| Markdown started as a shorthand for HTML. Now it's the default format for
documentation, note-taking, knowledge bases, and AI context. What's interesting is how it keeps absorbing new capabilities without changing
the format itself: - Mermaid: diagrams from fenced code blocks
- KaTeX/MathJax: math rendering from `$...$` syntax
- Frontmatter: structured metadata via YAML blocks
- MDX: React components embedded in markdown
- Obsidian/Logseq: backlinks, canvas views, graph visualization — all from plain .md files The pattern seems to be: the .md file stays human-readable plain text, but
renderers get increasingly powerful. Same file, richer output. This makes me wonder where this goes: 1. Does markdown keep evolving through renderer conventions until it becomes
a de facto interactive document format? (The "HTML path" — HTML barely
changed, but CSS/JS/browsers made it capable of anything.) 2. Does a new format emerge that can natively express interactivity,
collapsible sections, embedded computations?
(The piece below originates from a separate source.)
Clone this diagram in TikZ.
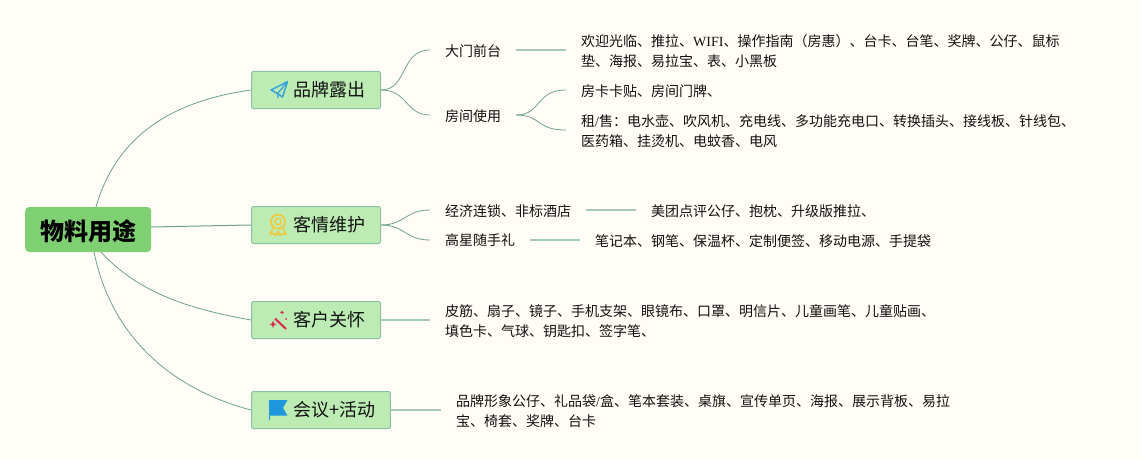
\documentclass[tikz,border=0pt]{standalone}
\usepackage{fontspec}
\setmainfont{Noto Sans CJK SC}
\newfontfamily\latserif{Liberation Serif}
\newcommand{\lat}[1]{{\latserif #1}}
\definecolor{bgc}{HTML}{FFFDF5}
\definecolor{rootfill}{HTML}{7FCF73}
\definecolor{branchfill}{HTML}{BCECB4}
\definecolor{branchline}{HTML}{8CBFA2}
\definecolor{linkc}{HTML}{6FA38E}
\definecolor{leaflink}{HTML}{A6CBB2}
\definecolor{planec}{HTML}{38A4D8}
\definecolor{medalc}{HTML}{F0C83A}
\definecolor{wandc}{HTML}{D92A50}
\definecolor{flagc}{HTML}{1E97DE}
\definecolor{inkc}{HTML}{111111}
\tikzset{
  rootbox/.style={rectangle,rounded corners=4pt,fill=rootfill,draw=none,minimum width=126pt,minimum height=45pt,inner sep=0pt,anchor=west,font=\fontsize{24}{28}\selectfont\bfseries,text=black},
  branchbox/.style={rectangle,rounded corners=2pt,fill=branchfill,draw=branchline,line width=1pt,minimum height=37pt,inner xsep=15pt,inner ysep=0pt,anchor=west,font=\fontsize{18}{22}\selectfont,text=inkc},
  leaftext/.style={inner xsep=15pt,inner ysep=0pt,anchor=west,align=left,font=\fontsize{14}{20}\selectfont,text=inkc},
  mainlink/.style={draw=linkc,line width=0.8pt},
  sublink/.style={draw=linkc,line width=0.8pt},
  leaflinkst/.style={draw=leaflink,line width=1.2pt}
}
\begin{document}
\begin{tikzpicture}[x=1pt,y=-1pt]
\useasboundingbox (0,0) rectangle (1141,460);
\fill[bgc] (0,0) rectangle (1141,460);

% nodes
\node[rootbox,text depth=-2pt] (root) at (25,229.5) {\raisebox{-1.5pt}{物料用途}};
\node[branchbox] (b1) at (251,90) {\hspace{27pt}\raisebox{-2pt}{品牌露出}};
\node[branchbox] (b2) at (251,225) {\hspace{27pt}\raisebox{-2pt}{客情维护}};
\node[branchbox] (b3) at (251,320) {\hspace{27pt}\raisebox{-2pt}{客户关怀}};
\node[branchbox] (b4) at (251,410) {\hspace{27pt}\raisebox{-2pt}{会议+活动}};

\node[leaftext] (m1) at (430,51) {大门前台};
\node[leaftext] (m2) at (430,116) {房间使用};
\node[leaftext] (m3) at (430,211) {经济连锁、非标酒店};
\node[leaftext] (m4) at (430,240.5) {高星随手礼};

\node[leaftext] (l1) at (566,51) {欢迎光临、推拉、\lat{WIFI}、操作指南（房惠）、台卡、台笔、奖牌、公仔、鼠标\\垫、海报、易拉宝、表、小黑板};
\node[leaftext] (l2) at (566,91) {房卡卡贴、房间门牌、};
\node[leaftext] (l3) at (566,131) {租\lat{/}售：电水壶、吹风机、充电线、多功能充电口、转换插头、接线板、针线包、\\医药箱、挂烫机、电蚊香、电风};
\node[leaftext] (l4) at (636,211) {美团点评公仔、抱枕、升级版推拉、};
\node[leaftext] (l5) at (580,241) {笔记本、钢笔、保温杯、定制便签、移动电源、手提袋};
\node[leaftext] (l6) at (430,321) {皮筋、扇子、镜子、手机支架、眼镜布、口罩、明信片、儿童画笔、儿童贴画、\\填色卡、气球、钥匙扣、签字笔、};
\node[leaftext] (l7) at (441,411) {品牌形象公仔、礼品袋\lat{/}盒、笔本套装、桌旗、宣传单页、海报、展示背板、易拉\\宝、椅套、奖牌、台卡};

% free ends of the connectors
\coordinate (r1) at (96,207);
\coordinate (r2) at (151,227);
\coordinate (r3) at (101,252);
\coordinate (r4) at (94,252);
\coordinate (e1) at (430,50);
\coordinate (e2) at (430,115);
\coordinate (e3) at (430,210);
\coordinate (e4) at (430,240);
\coordinate (f2) at (516,115);
\coordinate (g2) at (566,90);
\coordinate (g3) at (566,130);

% root connectors
\draw[mainlink] (r1) .. controls (118,130) and (180,100) .. (b1.west);
\draw[mainlink,line width=1pt] (r2) -- (b2.west);
\draw[mainlink] (r3) .. controls (140,295) and (195,310) .. (b3.west);
\draw[mainlink] (r4) .. controls (112,340) and (175,390) .. (b4.west);

% branch to second level
\draw[sublink] (b1.east) .. controls (408,90) and (400,50) .. (e1);
\draw[sublink] (b1.east) .. controls (408,90) and (405,115) .. (e2);
\draw[sublink] (b2.east) .. controls (405,225) and (405,210) .. (e3);
\draw[sublink] (b2.east) .. controls (405,225) and (405,240) .. (e4);
\draw[sublink] (f2) .. controls (542,115) and (535,90) .. (g2);
\draw[sublink] (f2) .. controls (542,115) and (535,130) .. (g3);

% straight leaf links
\draw[leaflinkst] (516,50) -- (566,50);
\draw[leaflinkst] (586,210) -- (636,210);
\draw[leaflinkst] (530,240) -- (580,240);
\draw[leaflinkst] (b3.east) -- (430,320);
\draw[leaflinkst] (b4.east) -- (441,410);

% paper plane icon
\draw[planec,line width=1.5pt,line join=round] (287.5,81.7) -- (271,90) -- (277.5,93.5) -- (282.5,97) -- cycle;
\draw[planec,line width=1.3pt,line join=round] (287.5,81.7) -- (277.5,93.5) -- (278,98);

% medal icon
\draw[medalc,line width=1.7pt] (278,221.5) circle (7);
\draw[medalc,line width=1.3pt] (278,221.5) circle (3.2);
\draw[medalc,line width=1.5pt,line join=round] (273,228) -- (270,234.5) -- (274,233.5) -- (276,235.5) -- (278,231) -- (280,235.5) -- (282,233.5) -- (286,234.5) -- (283,228);

% wand icon
\draw[wandc,line width=2pt] (275,318.5) -- (286,329);
\fill[wandc] (273,320.5) -- (274,323.3) -- (276.5,324.3) -- (274,325.3) -- (273,328) -- (272,325.3) -- (269.5,324.3) -- (272,323.3) -- cycle;
\fill[wandc] (282,310.5) -- (282.7,311.7) -- (284,312.4) -- (282.7,313.1) -- (282,314.3) -- (281.3,313.1) -- (280,312.4) -- (281.3,311.7) -- cycle;
\fill[wandc] (286,319) circle (1);

% flag icon
\fill[flagc] (269.5,400) -- (287.5,400) -- (283,407.8) -- (287.5,415.7) -- (269.5,415.7) -- cycle;
\draw[flagc,line width=0.8pt] (269.8,400) -- (269.8,420);
\end{tikzpicture}
\end{document}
Something between markdown
and Jupyter notebooks? 3. Or does the answer involve a protocol/middleware layer — where .md files
are the source, but some intermediate system (like a language server for
documents) adds structure, validation, and interactivity on top? I'm especially curious because of the AI angle. Plain .md files are
the most AI-friendly knowledge format — any LLM can read, write, and search
them with zero setup. A more complex format might gain expressiveness but
lose this property. What's your take? Is .md "good enough forever" with better renderers, or are
we heading toward something new? |
It’s one thing for an app to create scope creep for markdown that those users can leverage. It’s another thing for the standard to create the scope creep, which is then pushed onto all the apps that may use it.
At some point, markdown loses its human readability when too many features are added. So if it gets too complicated, someone will inevitably create a new more simple standard… or push something like “markdown classic”.
John Gruber, who created markdown, doesn’t even use it for all the stuff most others do today.